** Aim **
Starting from the line that contains "Convert this chart", copy every line exactly until the line that contains "import * as", which is also included.
──────── Material for the task ────────
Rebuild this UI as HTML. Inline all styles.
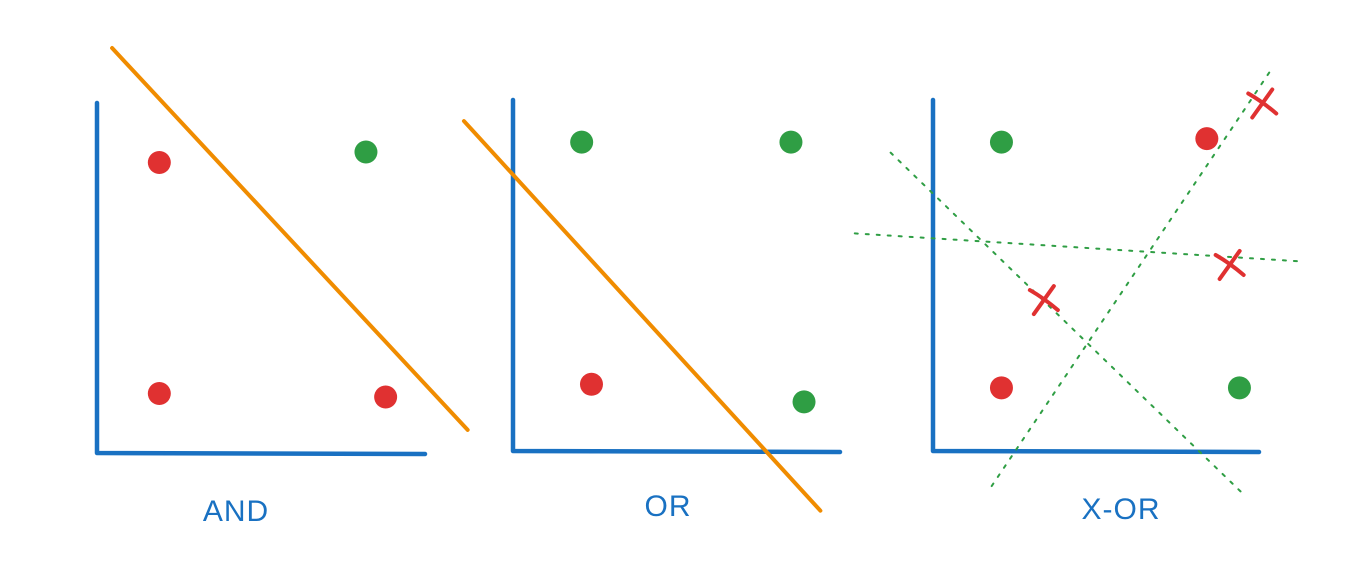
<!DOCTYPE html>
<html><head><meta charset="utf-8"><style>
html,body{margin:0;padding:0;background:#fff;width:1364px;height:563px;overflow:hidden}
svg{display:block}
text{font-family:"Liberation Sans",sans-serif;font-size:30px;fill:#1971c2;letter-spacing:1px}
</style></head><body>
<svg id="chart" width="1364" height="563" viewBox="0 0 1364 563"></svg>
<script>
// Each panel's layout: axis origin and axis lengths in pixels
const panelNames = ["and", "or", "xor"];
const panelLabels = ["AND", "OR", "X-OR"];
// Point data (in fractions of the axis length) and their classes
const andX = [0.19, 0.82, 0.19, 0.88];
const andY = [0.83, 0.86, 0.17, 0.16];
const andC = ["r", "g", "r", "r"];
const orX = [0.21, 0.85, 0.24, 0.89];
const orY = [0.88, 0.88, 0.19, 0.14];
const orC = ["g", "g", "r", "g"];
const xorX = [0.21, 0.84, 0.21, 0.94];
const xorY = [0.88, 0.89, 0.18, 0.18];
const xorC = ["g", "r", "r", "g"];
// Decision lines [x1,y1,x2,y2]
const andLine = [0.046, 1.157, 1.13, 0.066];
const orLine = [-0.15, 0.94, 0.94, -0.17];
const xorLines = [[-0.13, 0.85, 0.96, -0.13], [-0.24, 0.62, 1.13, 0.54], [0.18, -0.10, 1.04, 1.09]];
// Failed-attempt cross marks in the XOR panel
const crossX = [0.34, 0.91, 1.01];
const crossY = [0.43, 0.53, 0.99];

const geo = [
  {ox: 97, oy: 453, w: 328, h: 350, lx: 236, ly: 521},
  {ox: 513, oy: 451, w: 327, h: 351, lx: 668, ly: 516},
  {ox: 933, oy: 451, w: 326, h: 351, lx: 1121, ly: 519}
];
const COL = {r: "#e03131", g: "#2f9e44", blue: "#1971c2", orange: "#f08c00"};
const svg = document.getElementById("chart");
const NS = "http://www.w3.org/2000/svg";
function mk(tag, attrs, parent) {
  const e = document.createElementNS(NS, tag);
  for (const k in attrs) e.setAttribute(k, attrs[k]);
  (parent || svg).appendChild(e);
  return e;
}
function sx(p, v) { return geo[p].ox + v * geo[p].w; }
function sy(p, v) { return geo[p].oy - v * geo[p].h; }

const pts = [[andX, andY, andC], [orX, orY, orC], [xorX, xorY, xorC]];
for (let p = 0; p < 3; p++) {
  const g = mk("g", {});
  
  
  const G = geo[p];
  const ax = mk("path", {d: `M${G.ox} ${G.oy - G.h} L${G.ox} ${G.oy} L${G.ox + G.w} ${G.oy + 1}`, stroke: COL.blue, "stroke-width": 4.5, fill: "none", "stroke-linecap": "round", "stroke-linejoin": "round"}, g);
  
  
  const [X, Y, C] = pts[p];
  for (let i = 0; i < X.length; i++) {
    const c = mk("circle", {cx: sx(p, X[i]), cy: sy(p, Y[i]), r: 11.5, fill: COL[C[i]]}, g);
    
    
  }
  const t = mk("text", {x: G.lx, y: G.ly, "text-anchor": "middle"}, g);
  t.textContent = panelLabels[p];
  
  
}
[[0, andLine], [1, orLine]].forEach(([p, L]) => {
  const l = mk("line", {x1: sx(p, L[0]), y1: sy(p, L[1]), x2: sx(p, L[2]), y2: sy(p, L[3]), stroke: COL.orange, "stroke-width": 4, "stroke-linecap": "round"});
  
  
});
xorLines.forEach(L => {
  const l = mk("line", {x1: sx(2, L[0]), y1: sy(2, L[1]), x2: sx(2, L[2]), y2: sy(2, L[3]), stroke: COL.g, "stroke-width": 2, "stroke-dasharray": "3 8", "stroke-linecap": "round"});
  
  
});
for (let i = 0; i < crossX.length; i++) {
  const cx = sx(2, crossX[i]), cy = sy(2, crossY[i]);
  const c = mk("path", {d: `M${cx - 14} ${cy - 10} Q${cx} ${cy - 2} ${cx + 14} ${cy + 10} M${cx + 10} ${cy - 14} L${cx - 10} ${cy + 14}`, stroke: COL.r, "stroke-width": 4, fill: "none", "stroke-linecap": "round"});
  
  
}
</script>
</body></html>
────────
──────── Material for the task ────────
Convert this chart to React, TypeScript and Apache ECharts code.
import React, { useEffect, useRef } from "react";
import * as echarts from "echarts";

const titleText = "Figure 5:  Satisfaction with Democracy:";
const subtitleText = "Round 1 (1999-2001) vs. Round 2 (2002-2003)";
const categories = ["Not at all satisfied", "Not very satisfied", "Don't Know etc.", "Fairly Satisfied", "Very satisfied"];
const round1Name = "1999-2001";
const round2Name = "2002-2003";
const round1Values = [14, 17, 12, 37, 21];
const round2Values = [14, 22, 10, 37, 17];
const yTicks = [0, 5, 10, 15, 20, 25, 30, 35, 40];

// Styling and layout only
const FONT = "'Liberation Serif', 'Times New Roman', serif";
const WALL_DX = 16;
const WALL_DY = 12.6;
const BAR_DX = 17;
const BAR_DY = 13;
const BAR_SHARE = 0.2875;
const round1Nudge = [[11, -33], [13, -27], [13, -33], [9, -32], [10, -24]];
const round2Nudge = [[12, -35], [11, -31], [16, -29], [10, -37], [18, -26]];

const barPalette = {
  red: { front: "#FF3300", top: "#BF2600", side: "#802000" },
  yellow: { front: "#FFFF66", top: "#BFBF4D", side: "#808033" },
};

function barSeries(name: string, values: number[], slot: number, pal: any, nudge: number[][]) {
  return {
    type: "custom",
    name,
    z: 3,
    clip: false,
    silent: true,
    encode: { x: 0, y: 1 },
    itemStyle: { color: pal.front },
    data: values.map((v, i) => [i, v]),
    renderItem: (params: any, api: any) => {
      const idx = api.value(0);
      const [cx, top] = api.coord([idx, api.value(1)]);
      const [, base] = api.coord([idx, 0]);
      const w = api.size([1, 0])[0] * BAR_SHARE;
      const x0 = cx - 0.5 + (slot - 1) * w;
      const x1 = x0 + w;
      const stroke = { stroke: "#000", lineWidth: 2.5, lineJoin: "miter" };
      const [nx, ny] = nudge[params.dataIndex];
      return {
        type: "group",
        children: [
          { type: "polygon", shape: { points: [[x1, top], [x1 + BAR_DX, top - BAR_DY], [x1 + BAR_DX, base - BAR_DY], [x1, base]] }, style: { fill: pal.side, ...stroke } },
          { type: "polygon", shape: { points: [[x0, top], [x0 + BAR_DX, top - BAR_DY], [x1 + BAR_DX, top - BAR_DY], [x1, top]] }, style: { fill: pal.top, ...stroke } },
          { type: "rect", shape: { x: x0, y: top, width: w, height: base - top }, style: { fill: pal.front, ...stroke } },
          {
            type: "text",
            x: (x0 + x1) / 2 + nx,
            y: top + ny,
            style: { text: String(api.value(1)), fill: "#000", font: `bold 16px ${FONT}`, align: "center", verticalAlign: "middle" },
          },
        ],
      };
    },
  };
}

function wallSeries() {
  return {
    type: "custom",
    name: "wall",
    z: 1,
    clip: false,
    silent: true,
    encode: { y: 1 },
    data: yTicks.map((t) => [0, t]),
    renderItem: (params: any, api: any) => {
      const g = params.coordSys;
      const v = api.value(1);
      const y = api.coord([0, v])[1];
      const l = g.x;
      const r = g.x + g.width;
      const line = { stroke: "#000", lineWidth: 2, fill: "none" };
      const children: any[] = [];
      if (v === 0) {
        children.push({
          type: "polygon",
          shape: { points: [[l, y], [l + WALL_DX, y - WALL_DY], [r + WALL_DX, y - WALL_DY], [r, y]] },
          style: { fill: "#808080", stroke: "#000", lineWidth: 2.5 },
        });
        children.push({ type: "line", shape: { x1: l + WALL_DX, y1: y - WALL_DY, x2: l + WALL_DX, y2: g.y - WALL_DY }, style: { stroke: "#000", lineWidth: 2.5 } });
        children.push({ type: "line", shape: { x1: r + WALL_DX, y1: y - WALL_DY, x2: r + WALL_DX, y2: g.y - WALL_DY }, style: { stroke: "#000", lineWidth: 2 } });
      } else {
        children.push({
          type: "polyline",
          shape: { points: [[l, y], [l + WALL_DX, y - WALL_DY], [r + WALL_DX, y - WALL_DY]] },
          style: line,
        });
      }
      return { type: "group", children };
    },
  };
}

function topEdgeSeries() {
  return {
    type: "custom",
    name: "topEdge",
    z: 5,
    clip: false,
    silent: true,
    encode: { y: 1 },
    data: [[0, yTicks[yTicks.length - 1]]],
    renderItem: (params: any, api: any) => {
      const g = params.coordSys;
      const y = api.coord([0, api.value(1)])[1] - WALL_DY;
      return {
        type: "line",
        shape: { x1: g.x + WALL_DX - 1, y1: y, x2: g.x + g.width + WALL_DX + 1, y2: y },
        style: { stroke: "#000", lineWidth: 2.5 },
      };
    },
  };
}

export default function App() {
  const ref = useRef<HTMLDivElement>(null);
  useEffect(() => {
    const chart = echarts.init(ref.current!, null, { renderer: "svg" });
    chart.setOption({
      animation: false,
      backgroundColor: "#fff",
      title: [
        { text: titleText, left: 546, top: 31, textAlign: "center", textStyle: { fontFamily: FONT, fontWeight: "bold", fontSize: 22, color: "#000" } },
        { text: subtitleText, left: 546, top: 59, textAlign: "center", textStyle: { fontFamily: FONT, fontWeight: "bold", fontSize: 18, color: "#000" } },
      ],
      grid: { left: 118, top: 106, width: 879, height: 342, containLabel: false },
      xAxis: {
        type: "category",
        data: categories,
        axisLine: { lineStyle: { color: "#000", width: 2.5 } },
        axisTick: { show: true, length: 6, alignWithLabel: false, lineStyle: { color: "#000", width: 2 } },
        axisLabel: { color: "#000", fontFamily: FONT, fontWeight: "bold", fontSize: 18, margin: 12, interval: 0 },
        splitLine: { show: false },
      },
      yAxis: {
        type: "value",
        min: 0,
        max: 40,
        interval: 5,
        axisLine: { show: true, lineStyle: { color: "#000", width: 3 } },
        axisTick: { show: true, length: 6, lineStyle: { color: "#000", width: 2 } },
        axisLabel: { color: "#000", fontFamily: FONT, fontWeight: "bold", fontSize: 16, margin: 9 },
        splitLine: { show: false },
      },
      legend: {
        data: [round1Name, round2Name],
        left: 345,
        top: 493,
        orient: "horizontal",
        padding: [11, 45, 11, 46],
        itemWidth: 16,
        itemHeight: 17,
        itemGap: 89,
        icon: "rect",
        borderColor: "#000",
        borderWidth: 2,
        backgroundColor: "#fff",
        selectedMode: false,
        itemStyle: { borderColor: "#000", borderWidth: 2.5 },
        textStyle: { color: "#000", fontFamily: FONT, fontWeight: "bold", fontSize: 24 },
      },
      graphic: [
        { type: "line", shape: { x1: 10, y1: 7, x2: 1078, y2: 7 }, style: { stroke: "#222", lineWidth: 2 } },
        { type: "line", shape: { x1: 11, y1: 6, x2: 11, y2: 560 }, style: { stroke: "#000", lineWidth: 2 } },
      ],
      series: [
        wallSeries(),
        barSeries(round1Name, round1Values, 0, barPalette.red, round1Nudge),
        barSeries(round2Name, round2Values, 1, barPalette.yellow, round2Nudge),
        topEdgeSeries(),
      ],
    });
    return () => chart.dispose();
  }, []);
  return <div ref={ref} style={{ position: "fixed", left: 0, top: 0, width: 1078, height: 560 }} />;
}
────────
** Output **
Convert this chart to React, TypeScript and Apache ECharts code.
import React, { useEffect, useRef } from "react";
import * as echarts from "echarts";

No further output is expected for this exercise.